Não parava de chover, veio quinta, sexta-feira e sábado o sol raiou para secar os sapatos e as meias. Ainda não havia geladeira em sua casa para colocar atrás, como muitas vezes adiante ela faria. O sol gelado da segunda-feira não aquecia sua caminhada, mas tinha o céu azul. O par de sapatos estava seco, ainda assim ela usava meias para proteger a pele do asfalto por causa do furo na sola. Entrou quieta na sala de aula para não ser notada. Sentou no lugar e observava da janela a claridade bonita daquele dia.

O sinal do intervalo tocou, todos saíram para o pátio, exceto uma menina que sentava na carteira da frente. Ela levantou e foi em sua direção com uma sacola e a entregou dizendo: “coloca dentro de sua mochila, espero que sirva. E aqui está seu lanche.” Raquel recebeu e sua voz não saiu para agradecer, apenas um largo sorriso. Tem gestos que dizem mais que um enxame de palavras. Comeu o pão com presunto e queijo. Mais adiante ela saberia se chamar de misto quente.

Ao sair da escola, quando já ia numa rua distante, fez uma pausa e sentou na calçada.

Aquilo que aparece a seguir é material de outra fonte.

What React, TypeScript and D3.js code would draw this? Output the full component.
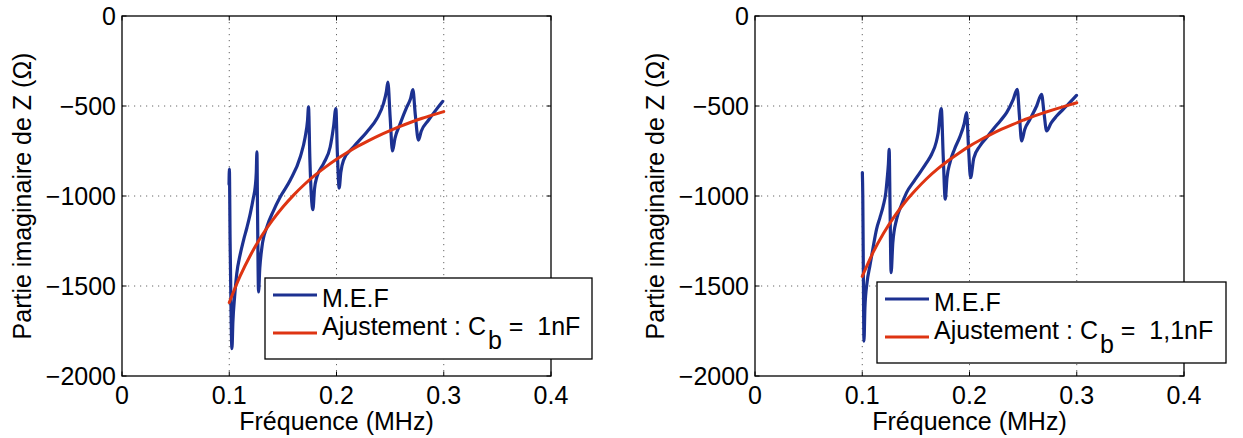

Abriu a sacola e nela tinha 1 par de tênis e 3 pares de meias. Ali mesmo experimentou e ficou sentindo a maciez do presente. Guardou de volta na mochila e seguiu para casa. No dia seguinte colocou as novas meias e o calçado que seria seu companheiro por muito tempo. Ter os pés aquecidos fez toda diferença naqueles dias frios do inverno paulista.

Na hora da chamada, apurou os ouvidos para escutar o nome da menina que lhe presenteou. No recreio escreveu um bilhete de agradecimento e entregou para Alice na saída. Na quarta-feira daquela semana gélida, houve entrega de redação e na sexta-feira foi a devolução com as notas. Raquel gelou quando a professora a chamou para fazer a leitura do seu texto. Ela tremeu, imaginando como seria ler para toda sala com seu sotaque. Trêmula andou até a frente da sala que estava quieta, até parecia compreender sua agitação. Pegou o papel da mão da professora e leu. O parabéns da professora seguiu ressoando.

O sapato com furo voltou a ser usado num dia que lavou o tênis e caiu uma chuva de amedrontar. Não deu tempo de recolher do varal. Passado alguns meses Raquel já conversava com duas meninas, Alice e Laura. E também com os professores de história, geografia e português. Perto do final do ano faltou por três dias na escola, todos os moradores tiveram que mudar da favela. A mãe dela, que conseguiu emprego de copeira numa imobiliária, conseguiu alugar uma casa de 2 cômodos, sem fiador. O furo no sapato aumentou e o solado rasgou de vez, mas ainda restava o par de tênis que secava agora dentro da nova morada.

a Menina do tênis preto dessa foto, que ganhou o nome de Raquel nesse pequeno texto, que até poderia ser ficção, mas é real, nesse dia, estava em New York City, andando pelas ruas de Manhattan, na companhia de suas filhas, Isa e Bruna, no outono de 2019. O tênis que ela calçou, foi comprado num brechó, na cidade de OZ, por 2,00 e andaram muito pela Big Apple e outros lugares ...

Um comentário:

  1. São os "percalços" da vida minha irmã. Parabéns pelo texto, como sempre voce tem o poder de nos fazer derrubar lágrimas com palavras tão verdadeiras.